- Task
From the listing below, output the lines between the one with "Recreate this image" and the one with "const GRID = '#a9a9a9';", including those two, and nothing else. Pictures are not copied.

- Provided data
★ ★ ★ ★
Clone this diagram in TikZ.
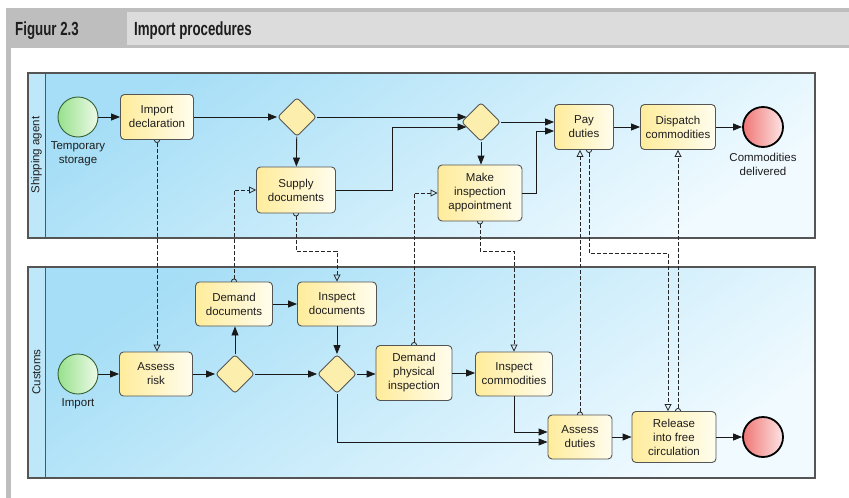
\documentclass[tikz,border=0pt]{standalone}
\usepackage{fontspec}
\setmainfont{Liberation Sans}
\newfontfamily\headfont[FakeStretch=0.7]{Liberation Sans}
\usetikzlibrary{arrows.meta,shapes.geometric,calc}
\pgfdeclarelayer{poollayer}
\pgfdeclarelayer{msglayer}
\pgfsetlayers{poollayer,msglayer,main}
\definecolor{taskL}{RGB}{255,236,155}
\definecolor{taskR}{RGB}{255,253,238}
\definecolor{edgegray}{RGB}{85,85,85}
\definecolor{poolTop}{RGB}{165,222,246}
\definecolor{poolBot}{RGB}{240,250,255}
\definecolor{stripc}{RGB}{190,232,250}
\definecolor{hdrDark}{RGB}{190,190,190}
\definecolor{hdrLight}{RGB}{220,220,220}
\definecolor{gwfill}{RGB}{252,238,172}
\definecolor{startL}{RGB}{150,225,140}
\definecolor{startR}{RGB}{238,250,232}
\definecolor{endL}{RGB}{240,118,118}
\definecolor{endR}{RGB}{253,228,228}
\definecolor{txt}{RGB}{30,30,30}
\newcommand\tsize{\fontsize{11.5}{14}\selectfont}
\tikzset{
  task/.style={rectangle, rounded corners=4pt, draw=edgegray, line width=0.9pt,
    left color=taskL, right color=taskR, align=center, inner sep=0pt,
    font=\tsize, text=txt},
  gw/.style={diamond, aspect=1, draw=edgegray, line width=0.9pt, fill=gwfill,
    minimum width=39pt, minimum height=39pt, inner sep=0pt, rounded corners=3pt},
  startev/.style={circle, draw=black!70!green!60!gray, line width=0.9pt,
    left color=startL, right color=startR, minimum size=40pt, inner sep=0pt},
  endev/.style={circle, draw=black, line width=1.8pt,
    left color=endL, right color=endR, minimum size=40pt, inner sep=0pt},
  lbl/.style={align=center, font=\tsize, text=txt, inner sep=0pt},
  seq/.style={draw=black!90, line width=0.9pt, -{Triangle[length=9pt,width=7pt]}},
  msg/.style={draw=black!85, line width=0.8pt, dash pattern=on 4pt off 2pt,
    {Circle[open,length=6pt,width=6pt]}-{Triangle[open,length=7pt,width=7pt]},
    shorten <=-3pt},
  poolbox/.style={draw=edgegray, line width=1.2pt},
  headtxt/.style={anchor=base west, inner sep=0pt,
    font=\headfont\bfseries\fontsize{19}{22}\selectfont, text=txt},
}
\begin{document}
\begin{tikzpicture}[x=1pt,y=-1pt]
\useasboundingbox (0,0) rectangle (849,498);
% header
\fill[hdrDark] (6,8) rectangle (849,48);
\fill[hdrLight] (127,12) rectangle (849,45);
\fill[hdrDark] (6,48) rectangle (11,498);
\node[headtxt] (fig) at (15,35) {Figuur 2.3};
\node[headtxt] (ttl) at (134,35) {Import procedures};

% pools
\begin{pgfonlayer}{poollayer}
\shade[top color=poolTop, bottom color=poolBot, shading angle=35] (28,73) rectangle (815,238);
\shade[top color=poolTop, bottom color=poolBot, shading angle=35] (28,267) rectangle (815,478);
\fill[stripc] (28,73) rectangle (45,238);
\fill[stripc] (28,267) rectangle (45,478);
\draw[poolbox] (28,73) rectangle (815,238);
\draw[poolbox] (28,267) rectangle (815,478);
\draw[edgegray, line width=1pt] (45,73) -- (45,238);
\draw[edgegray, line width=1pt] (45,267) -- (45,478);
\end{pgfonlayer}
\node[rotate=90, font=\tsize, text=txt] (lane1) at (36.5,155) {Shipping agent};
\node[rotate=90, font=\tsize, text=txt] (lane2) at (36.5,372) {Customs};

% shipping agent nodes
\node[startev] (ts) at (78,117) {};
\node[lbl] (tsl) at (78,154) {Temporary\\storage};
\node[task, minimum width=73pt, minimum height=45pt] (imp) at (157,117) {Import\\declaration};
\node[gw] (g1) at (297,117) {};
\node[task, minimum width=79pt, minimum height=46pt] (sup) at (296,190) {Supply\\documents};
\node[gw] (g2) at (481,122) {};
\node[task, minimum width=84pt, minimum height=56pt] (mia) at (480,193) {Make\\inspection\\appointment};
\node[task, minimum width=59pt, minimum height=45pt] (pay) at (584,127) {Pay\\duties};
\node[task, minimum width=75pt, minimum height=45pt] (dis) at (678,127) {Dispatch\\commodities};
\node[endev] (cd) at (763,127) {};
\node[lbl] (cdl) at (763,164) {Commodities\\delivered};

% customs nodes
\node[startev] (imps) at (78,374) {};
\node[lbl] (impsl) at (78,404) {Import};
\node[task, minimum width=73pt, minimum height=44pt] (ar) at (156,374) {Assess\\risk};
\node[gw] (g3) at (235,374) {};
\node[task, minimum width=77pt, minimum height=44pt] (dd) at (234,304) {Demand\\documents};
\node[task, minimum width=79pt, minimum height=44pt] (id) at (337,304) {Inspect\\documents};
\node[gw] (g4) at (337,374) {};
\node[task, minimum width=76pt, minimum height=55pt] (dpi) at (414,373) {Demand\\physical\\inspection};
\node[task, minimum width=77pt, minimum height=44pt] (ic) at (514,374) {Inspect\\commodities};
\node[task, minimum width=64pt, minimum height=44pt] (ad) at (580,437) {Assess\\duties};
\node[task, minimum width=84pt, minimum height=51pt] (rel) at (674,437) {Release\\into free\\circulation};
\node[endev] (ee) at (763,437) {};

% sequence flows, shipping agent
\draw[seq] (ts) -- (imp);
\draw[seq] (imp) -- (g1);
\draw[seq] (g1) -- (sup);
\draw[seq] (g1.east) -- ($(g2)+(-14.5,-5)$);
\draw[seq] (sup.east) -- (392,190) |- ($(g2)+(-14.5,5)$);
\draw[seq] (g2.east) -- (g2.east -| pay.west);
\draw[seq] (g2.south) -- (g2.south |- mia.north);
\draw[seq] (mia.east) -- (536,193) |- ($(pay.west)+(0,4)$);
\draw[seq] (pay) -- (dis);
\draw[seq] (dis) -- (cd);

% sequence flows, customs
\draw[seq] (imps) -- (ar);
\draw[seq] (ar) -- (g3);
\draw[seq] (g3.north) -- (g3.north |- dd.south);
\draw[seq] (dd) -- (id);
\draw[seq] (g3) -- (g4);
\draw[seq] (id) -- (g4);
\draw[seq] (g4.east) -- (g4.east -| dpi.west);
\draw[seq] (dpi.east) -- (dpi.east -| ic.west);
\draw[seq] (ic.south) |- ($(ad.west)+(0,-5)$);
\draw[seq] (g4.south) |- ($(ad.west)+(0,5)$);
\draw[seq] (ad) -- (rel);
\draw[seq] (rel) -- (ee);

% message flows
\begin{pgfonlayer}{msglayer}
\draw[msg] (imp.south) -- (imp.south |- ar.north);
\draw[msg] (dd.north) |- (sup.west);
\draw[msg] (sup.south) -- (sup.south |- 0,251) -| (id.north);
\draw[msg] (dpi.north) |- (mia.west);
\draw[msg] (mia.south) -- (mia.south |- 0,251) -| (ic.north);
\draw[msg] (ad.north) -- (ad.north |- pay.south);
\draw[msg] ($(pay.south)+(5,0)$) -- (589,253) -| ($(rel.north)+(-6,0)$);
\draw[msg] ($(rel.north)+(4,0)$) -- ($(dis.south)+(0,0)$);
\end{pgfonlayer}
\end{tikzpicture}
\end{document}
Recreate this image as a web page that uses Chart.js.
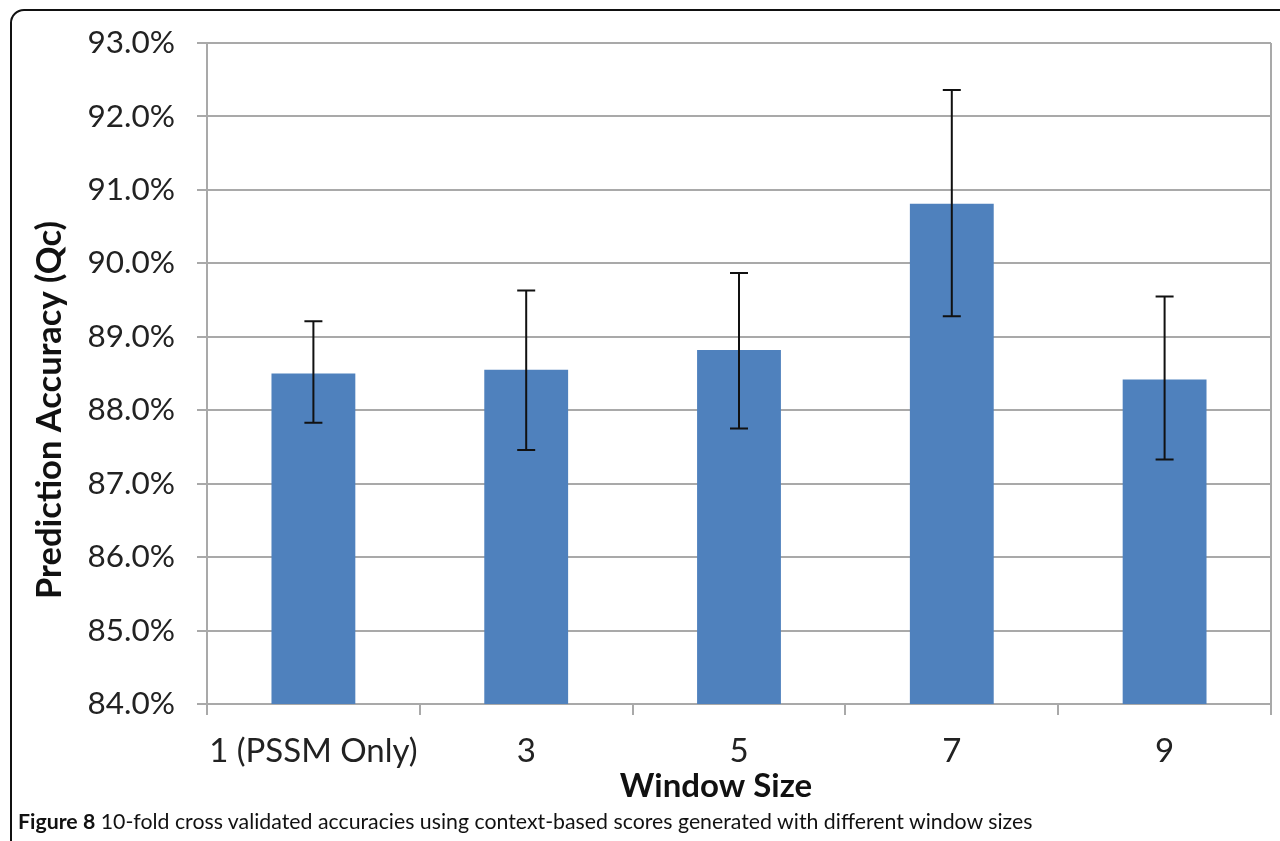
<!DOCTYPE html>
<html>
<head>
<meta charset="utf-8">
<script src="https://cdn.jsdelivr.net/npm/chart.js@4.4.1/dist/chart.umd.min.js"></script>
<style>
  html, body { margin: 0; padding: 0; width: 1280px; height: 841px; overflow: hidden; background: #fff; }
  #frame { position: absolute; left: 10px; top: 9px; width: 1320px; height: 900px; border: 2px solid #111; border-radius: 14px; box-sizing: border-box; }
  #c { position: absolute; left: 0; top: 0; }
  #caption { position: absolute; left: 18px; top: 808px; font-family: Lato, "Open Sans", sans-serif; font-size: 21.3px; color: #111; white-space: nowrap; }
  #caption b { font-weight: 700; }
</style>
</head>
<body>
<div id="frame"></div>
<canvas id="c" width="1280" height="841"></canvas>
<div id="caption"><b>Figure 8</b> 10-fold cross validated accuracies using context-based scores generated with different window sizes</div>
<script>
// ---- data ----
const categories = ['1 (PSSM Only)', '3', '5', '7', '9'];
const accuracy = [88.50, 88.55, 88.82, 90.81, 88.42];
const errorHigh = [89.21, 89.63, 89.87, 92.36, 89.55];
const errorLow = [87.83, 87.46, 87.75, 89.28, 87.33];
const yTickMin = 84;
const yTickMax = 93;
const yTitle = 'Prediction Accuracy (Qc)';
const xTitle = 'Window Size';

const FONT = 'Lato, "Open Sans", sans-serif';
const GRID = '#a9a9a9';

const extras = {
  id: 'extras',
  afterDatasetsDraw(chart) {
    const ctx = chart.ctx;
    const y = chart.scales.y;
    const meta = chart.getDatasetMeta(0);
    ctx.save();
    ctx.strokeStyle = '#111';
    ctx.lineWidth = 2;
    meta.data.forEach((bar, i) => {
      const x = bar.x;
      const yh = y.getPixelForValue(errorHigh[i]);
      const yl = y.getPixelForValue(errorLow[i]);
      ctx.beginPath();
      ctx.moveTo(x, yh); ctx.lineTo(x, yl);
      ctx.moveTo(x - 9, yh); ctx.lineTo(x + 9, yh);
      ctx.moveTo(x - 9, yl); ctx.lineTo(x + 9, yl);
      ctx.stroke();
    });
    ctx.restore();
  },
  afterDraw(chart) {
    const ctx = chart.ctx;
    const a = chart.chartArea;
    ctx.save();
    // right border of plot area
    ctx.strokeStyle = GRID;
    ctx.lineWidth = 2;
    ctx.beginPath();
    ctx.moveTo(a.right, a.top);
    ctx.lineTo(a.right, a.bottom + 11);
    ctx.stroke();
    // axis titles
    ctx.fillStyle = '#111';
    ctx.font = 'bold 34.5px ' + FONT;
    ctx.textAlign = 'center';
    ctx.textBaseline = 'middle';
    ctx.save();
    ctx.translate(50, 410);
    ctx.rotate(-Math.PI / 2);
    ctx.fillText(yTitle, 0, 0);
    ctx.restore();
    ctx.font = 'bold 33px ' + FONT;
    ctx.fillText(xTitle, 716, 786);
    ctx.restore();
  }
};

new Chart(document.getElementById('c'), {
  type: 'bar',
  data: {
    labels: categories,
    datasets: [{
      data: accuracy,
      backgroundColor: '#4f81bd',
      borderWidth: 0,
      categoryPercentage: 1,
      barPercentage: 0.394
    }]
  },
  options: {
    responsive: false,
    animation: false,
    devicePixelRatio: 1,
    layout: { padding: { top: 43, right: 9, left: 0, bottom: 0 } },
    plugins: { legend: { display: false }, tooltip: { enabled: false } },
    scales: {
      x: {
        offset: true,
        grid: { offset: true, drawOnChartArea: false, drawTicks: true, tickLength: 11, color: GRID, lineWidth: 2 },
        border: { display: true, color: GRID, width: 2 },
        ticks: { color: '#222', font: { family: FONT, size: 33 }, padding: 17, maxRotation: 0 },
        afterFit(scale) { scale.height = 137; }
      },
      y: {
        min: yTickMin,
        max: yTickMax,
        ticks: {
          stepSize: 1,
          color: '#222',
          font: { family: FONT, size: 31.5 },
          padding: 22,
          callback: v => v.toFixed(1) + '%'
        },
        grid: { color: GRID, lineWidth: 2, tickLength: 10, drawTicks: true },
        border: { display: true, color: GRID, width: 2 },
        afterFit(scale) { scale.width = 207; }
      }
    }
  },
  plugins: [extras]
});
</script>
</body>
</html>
★ ★ ★ ★
- Answer to this exercise
Recreate this image as a web page that uses Chart.js.
<!DOCTYPE html>
<html>
<head>
<meta charset="utf-8">
<script src="https://cdn.jsdelivr.net/npm/chart.js@4.4.1/dist/chart.umd.min.js"></script>
<style>
  html, body { margin: 0; padding: 0; width: 1280px; height: 841px; overflow: hidden; background: #fff; }
  #frame { position: absolute; left: 10px; top: 9px; width: 1320px; height: 900px; border: 2px solid #111; border-radius: 14px; box-sizing: border-box; }
  #c { position: absolute; left: 0; top: 0; }
  #caption { position: absolute; left: 18px; top: 808px; font-family: Lato, "Open Sans", sans-serif; font-size: 21.3px; color: #111; white-space: nowrap; }
  #caption b { font-weight: 700; }
</style>
</head>
<body>
<div id="frame"></div>
<canvas id="c" width="1280" height="841"></canvas>
<div id="caption"><b>Figure 8</b> 10-fold cross validated accuracies using context-based scores generated with different window sizes</div>
<script>
// ---- data ----
const categories = ['1 (PSSM Only)', '3', '5', '7', '9'];
const accuracy = [88.50, 88.55, 88.82, 90.81, 88.42];
const errorHigh = [89.21, 89.63, 89.87, 92.36, 89.55];
const errorLow = [87.83, 87.46, 87.75, 89.28, 87.33];
const yTickMin = 84;
const yTickMax = 93;
const yTitle = 'Prediction Accuracy (Qc)';
const xTitle = 'Window Size';

const FONT = 'Lato, "Open Sans", sans-serif';
const GRID = '#a9a9a9';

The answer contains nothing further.